Сегодня мы бы сказали, что Клайв Льюис страдал посттравматическим стрессовым расстройством – оно нередко встречается у молодых людей, получивших ранение в бою. У него проявились многие признаки этого расстройства из тех, по которым психиатры ставят диагноз сегодня: это ситуация с угрозой для жизни, серьезная рана и такие реакции, как страх, беспомощность и ужас. Повторяющиеся сновидения тоже сюда относятся. Позже Льюис пережил отвержение со стороны преподавателей в Оксфорде, которые – быть может, потому, что не разделяли его мировоззрения или завидовали его популярности, – не предложили ему кафедры. Только когда ему перевалило за пятьдесят, Льюис возглавил кафедру литературы Средних веков и Возрождения и получил должность профессора.
И конечно, тяжелейшим источником страданий была для него смерть Джой Дэвидмен. Льюис потерял любимую жену, когда ему было шестьдесят два. Именно такой потери он больше всего боялся и всю жизнь пытался огородиться от нее. К нему словно вернулся ужас, пережитый в детстве. Он отчаянно старался совладать с чувствами, может, теми же способами, что и в детстве. Его проницательный ум стремился постичь сложность и силу его эмоций, чтобы в них не утонуть. Он выплескивал все свои мысли и чувства на бумагу, пытаясь понять сложный процесс оплакивания потери. «Никто не говорил мне, что горе сродни страху, – пишет он в книге “Боль утраты”. – Я не боюсь, но по ощущениям это страх. Та же внутренняя дрожь, такое же беспокойство, зевота. Все время дергается кадык»[447].
Иногда, отмечает Льюис, это похоже на опьянение или удар по голове: «Словно то ли пьяный, то ли контуженный». Горе отделяет его от людей, и с ними трудно общаться. «Между миром и мной – невидимая стена, мягкая, как одеяло. Мне трудно воспринимать то, что говорят люди… Это так неинтересно»[448]. Но он не хочет быть один. «Пусть рядом будут люди. Мне страшно, когда дома никого. Лишь бы они говорили между собой, а не со мной»[449]. Я наблюдал нечто подобное у пациентов: люди, перенесшие утрату, хотят быть с другими, но не хотят разговаривать с ними. Близкие и друзья помогают им лишь тем, что они рядом.

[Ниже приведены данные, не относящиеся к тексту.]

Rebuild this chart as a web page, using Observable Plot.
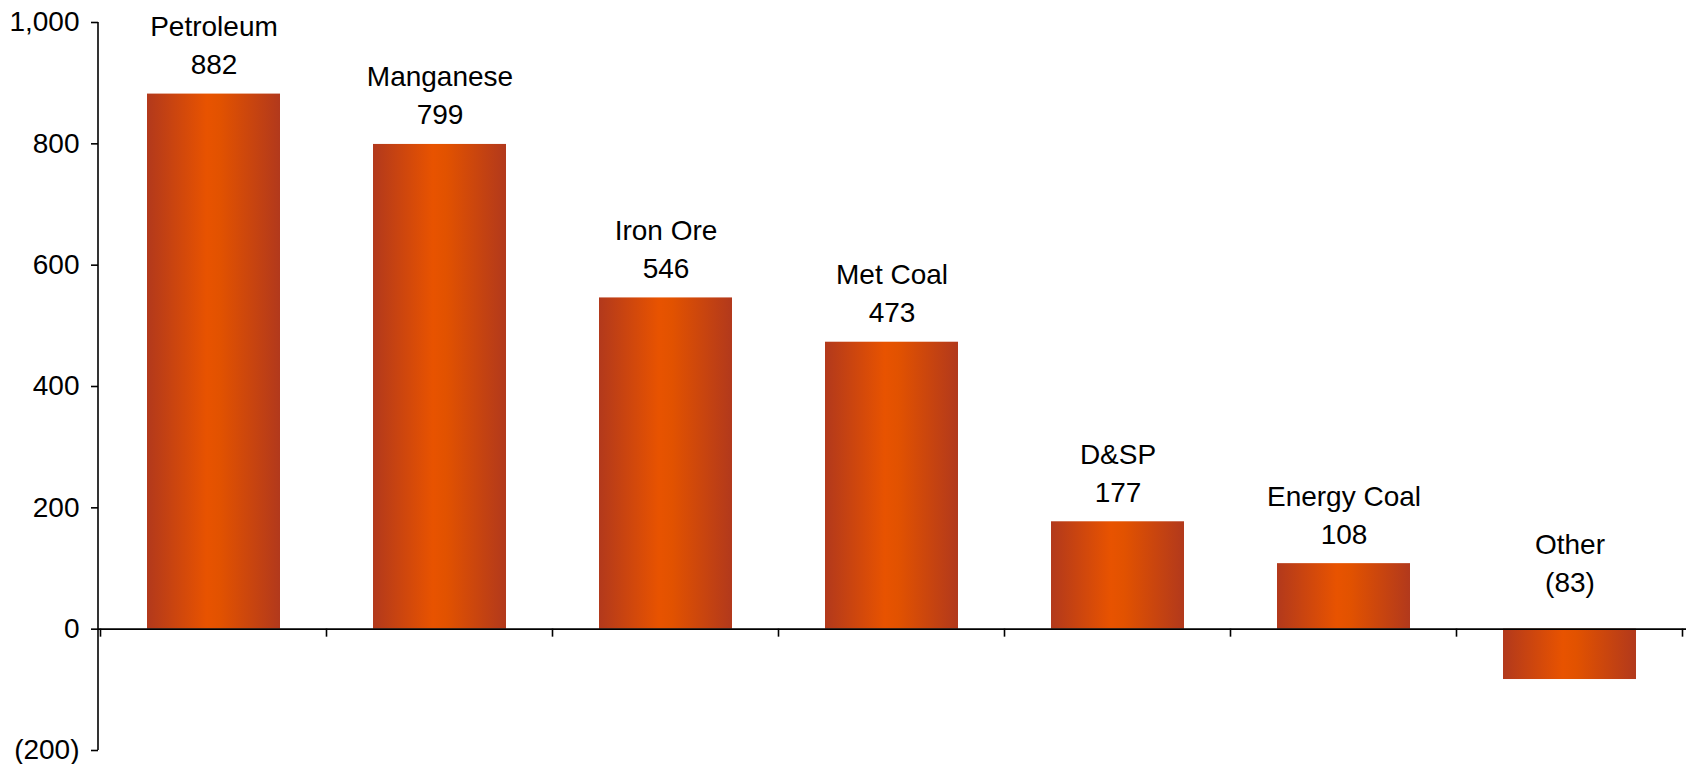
<!DOCTYPE html>
<html>
<head>
<meta charset="utf-8">
<script src="https://cdn.jsdelivr.net/npm/d3@7"></script>
<script src="https://cdn.jsdelivr.net/npm/@observablehq/plot@0.6"></script>
<style>
  html, body { margin: 0; padding: 0; background: #fff; }
  #chart { width: 1690px; height: 764px; }
</style>
</head>
<body>
<div id="chart"></div>
<script>
const categories = ["Petroleum", "Manganese", "Iron Ore", "Met Coal", "D&SP", "Energy Coal", "Other"];
const values = [882, 799, 546, 473, 177, 108, -83];
const yTicks = [-200, 0, 200, 400, 600, 800, 1000];

const data = categories.map((c, i) => ({category: c, value: values[i]}));

const fmt = d3.format(",");
const fmtVal = v => v < 0 ? `(${fmt(-v)})` : fmt(v);

const FONT = "'Liberation Sans', Arial, sans-serif";

const labelOpts = (dy) => ({
  x: "category",
  y: d => Math.max(0, d.value),
  text: d => `${d.category}\n${fmtVal(d.value)}`,
  lineAnchor: "bottom",
  lineHeight: 1.36,
  dy,
  fontSize: 28,
  fill: "#000"
});

const plot = Plot.plot({
  width: 1690,
  height: 764,
  marginTop: 22,
  marginBottom: 14,
  marginLeft: 98,
  marginRight: 4,
  style: {fontFamily: FONT, fontSize: "28px", color: "#000", background: "#fff"},
  x: {domain: categories, paddingInner: 0.41, paddingOuter: 0.205, axis: null},
  y: {domain: [-200, 1000], axis: null},
  marks: [
    Plot.barY(data, {x: "category", y: "value", fill: "url(#barGrad)"}),
    Plot.ruleY([0], {stroke: "#000", strokeWidth: 1.6}),
    Plot.axisY(yTicks, {
      anchor: "left",
      label: null,
      tickSize: 7,
      tickPadding: 12,
      tickFormat: fmtVal,
      fontSize: 28,
      stroke: "#000",
      strokeWidth: 1.6,
      fill: "#000"
    }),
    Plot.text(data.filter(d => d.value >= 0), labelOpts(-20)),
    Plot.text(data.filter(d => d.value < 0), labelOpts(-37))
  ]
});

const svg = d3.select(plot);

// gradient
const defs = svg.insert("defs", ":first-child");
const grad = defs.append("linearGradient").attr("id", "barGrad").attr("x1", "0").attr("x2", "1").attr("y1", "0").attr("y2", "0");
grad.append("stop").attr("offset", "0%").attr("stop-color", "#b2391c");
grad.append("stop").attr("offset", "45%").attr("stop-color", "#e85300");
grad.append("stop").attr("offset", "55%").attr("stop-color", "#e25200");
grad.append("stop").attr("offset", "100%").attr("stop-color", "#b2391c");

// y axis line and category boundary ticks from Plot's own scales
const xs = plot.scale("x");
const ys = plot.scale("y");
const x0 = xs.range[0];
const axisG = svg.append("g").attr("stroke", "#000").attr("stroke-width", 1.6);
axisG.append("line")
  .attr("x1", x0).attr("x2", x0)
  .attr("y1", ys.apply(1000)).attr("y2", ys.apply(-200));
const y0 = ys.apply(0);
for (let i = 0; i <= categories.length; i++) {
  const bx = i < categories.length
    ? xs.apply(categories[i]) + xs.bandwidth / 2 - xs.step / 2
    : xs.apply(categories[i - 1]) + xs.bandwidth / 2 + xs.step / 2;
  axisG.append("line").attr("x1", bx).attr("x2", bx).attr("y1", y0).attr("y2", y0 + 8);
}

document.getElementById("chart").appendChild(plot);
</script>
</body>
</html>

Чтобы приглушить боль, Льюис пытается убедить себя в том, что он сильный и владеет собой. У него, напоминает он себе, много так называемых «ресурсов», и до брака он был вполне дееспособным. Но затем он пишет: «Я стыжусь этих мыслей, но какое-то время кажется, будто они помогают. И вдруг тебя внезапно пронзает убийственное воспоминание, и весь этот “здравый смысл” исчезает, как муравей в горящей печи»[450].